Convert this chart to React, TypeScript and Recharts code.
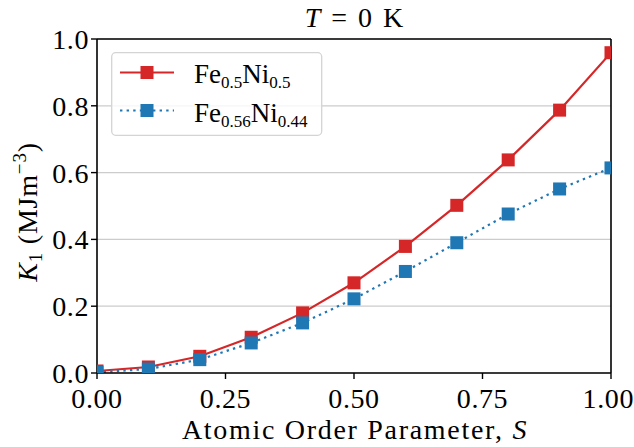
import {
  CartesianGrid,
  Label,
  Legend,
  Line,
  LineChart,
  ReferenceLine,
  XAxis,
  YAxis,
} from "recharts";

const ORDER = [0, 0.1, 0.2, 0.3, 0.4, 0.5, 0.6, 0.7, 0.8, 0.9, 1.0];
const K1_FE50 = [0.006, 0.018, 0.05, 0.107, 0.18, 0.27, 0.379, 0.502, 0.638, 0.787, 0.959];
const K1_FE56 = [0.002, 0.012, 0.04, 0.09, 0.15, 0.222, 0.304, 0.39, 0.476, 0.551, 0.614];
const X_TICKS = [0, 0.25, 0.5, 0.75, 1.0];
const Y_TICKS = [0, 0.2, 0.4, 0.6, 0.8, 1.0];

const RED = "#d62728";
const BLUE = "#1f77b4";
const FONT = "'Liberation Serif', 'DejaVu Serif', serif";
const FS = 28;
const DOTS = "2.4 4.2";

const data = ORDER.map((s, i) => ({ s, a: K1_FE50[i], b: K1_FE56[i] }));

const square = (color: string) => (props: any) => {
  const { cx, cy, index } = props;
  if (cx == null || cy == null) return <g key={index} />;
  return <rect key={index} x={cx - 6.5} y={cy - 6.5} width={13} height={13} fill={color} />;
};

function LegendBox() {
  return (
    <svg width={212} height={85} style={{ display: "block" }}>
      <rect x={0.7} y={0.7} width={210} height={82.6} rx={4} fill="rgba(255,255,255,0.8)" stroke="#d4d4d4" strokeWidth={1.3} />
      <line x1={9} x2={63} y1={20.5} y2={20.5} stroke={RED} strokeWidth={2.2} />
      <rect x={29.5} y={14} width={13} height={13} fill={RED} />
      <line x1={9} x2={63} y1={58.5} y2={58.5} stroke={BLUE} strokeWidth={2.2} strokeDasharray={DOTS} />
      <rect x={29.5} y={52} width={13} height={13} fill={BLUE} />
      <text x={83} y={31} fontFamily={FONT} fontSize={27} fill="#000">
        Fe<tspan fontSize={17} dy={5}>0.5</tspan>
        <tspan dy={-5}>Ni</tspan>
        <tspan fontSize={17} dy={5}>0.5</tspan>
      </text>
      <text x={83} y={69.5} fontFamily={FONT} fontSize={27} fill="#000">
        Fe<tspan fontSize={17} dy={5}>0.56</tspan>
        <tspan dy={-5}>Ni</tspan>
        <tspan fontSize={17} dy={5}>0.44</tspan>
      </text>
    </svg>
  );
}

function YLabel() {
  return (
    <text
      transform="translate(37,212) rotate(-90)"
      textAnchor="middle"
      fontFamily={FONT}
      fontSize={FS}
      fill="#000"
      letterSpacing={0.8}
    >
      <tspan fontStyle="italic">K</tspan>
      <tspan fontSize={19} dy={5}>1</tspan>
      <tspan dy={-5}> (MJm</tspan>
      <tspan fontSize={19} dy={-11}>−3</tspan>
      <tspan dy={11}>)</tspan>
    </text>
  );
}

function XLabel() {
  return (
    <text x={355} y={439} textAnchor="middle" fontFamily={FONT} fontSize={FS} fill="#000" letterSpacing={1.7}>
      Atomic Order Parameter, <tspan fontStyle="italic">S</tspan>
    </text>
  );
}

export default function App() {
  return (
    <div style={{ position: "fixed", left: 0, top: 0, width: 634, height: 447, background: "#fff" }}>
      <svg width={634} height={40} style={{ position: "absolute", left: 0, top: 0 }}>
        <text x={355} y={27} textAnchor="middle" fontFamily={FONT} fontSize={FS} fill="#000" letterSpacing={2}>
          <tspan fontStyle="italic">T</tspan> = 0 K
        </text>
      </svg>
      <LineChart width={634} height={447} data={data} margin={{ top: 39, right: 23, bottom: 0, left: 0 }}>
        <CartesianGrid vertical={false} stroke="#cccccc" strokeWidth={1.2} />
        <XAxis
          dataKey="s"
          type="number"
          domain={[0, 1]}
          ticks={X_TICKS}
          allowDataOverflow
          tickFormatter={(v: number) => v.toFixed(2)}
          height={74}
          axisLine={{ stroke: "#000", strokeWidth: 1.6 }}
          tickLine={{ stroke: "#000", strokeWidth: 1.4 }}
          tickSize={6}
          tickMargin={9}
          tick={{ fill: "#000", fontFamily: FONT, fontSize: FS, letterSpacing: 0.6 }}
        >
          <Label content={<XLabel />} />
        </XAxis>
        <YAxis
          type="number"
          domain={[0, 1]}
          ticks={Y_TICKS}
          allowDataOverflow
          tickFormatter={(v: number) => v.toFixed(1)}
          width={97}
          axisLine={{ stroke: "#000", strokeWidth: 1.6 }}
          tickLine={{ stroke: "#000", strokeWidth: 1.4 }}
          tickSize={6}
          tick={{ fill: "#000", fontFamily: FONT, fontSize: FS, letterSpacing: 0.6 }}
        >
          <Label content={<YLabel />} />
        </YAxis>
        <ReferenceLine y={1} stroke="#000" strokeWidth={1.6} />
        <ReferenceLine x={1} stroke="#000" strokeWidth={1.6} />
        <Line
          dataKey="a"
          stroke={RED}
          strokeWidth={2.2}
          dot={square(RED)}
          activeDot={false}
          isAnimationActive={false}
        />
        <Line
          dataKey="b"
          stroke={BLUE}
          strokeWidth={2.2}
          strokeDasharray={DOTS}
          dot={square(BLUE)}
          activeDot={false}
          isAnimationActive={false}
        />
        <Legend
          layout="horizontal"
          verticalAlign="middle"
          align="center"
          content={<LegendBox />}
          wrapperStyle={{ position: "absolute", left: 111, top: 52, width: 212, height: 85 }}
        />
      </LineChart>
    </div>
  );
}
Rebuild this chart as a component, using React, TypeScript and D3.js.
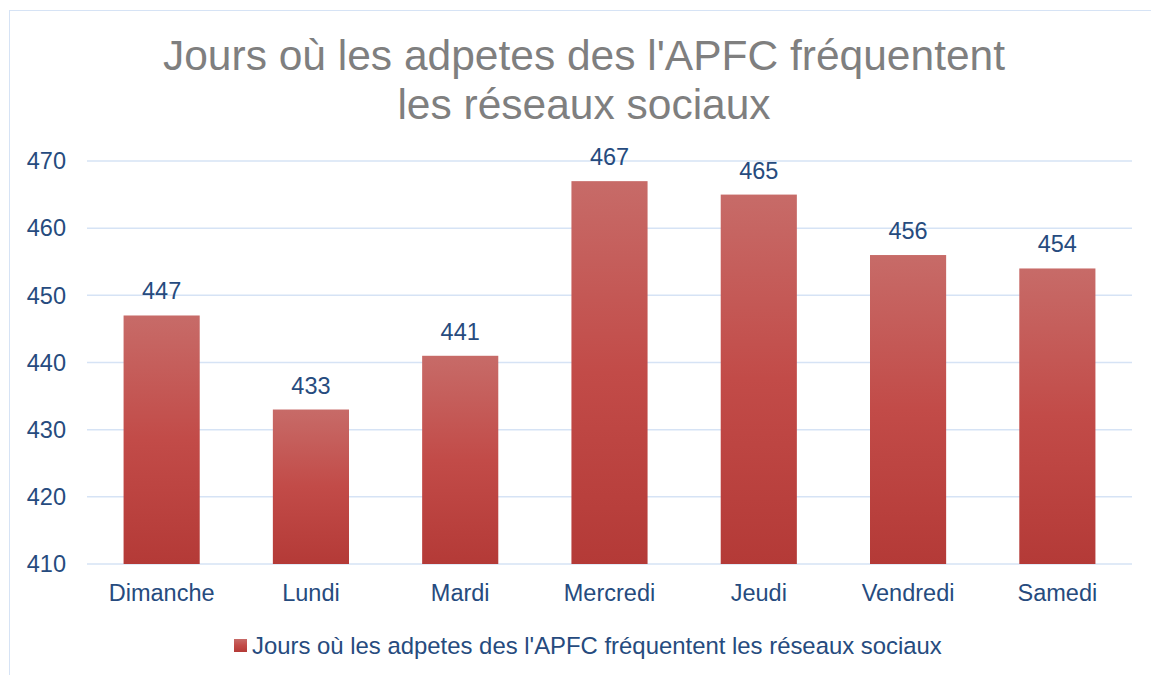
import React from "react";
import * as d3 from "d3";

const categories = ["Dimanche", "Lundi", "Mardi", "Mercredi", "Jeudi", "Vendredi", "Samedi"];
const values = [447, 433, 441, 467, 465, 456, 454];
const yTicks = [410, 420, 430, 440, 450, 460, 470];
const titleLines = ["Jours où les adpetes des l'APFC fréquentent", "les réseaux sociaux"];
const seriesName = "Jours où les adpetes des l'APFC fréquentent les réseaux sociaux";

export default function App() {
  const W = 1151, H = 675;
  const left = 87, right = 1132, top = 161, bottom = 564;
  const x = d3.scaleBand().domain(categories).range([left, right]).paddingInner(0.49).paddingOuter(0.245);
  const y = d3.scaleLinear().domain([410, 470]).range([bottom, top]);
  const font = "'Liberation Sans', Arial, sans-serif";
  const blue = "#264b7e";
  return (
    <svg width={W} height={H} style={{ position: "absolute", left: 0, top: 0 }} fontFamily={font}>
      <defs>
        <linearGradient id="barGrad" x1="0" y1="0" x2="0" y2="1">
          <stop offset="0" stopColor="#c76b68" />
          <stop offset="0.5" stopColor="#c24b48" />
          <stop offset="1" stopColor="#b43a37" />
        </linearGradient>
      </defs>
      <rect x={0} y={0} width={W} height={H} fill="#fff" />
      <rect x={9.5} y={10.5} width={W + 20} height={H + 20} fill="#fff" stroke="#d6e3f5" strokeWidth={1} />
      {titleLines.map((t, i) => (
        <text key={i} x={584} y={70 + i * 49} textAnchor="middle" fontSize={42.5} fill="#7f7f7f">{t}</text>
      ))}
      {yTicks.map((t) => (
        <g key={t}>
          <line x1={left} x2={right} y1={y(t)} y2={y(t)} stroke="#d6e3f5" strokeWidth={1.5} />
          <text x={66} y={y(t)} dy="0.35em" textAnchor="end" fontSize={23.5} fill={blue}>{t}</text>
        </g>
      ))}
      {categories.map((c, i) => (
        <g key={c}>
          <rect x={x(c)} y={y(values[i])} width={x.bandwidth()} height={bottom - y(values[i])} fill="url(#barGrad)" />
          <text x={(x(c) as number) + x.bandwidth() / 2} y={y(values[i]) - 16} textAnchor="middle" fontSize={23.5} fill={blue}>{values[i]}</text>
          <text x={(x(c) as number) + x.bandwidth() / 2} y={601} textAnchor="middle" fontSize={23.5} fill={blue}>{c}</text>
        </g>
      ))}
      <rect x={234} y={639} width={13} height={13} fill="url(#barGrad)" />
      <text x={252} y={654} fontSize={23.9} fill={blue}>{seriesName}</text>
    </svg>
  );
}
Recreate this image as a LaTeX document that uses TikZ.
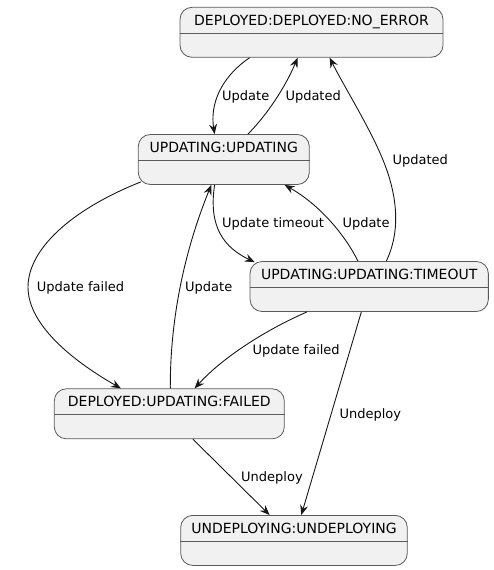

──────────

WRITTEN INSTRUCTION -
Return only the lines running from the top of the data to the line that holds "const Y_TICKS = [0, 0.2, 0.4, 0.6, 0.8, 1.0];". Include both of those lines, but skip the pictures.

SOLUTION TO THE EXERCISE -
Convert this chart to React, TypeScript and Recharts code.
import {
  CartesianGrid,
  Label,
  Legend,
  Line,
  LineChart,
  ReferenceLine,
  XAxis,
  YAxis,
} from "recharts";

const ORDER = [0, 0.1, 0.2, 0.3, 0.4, 0.5, 0.6, 0.7, 0.8, 0.9, 1.0];
const K1_FE50 = [0.006, 0.018, 0.05, 0.107, 0.18, 0.27, 0.379, 0.502, 0.638, 0.787, 0.959];
const K1_FE56 = [0.002, 0.012, 0.04, 0.09, 0.15, 0.222, 0.304, 0.39, 0.476, 0.551, 0.614];
const X_TICKS = [0, 0.25, 0.5, 0.75, 1.0];
const Y_TICKS = [0, 0.2, 0.4, 0.6, 0.8, 1.0];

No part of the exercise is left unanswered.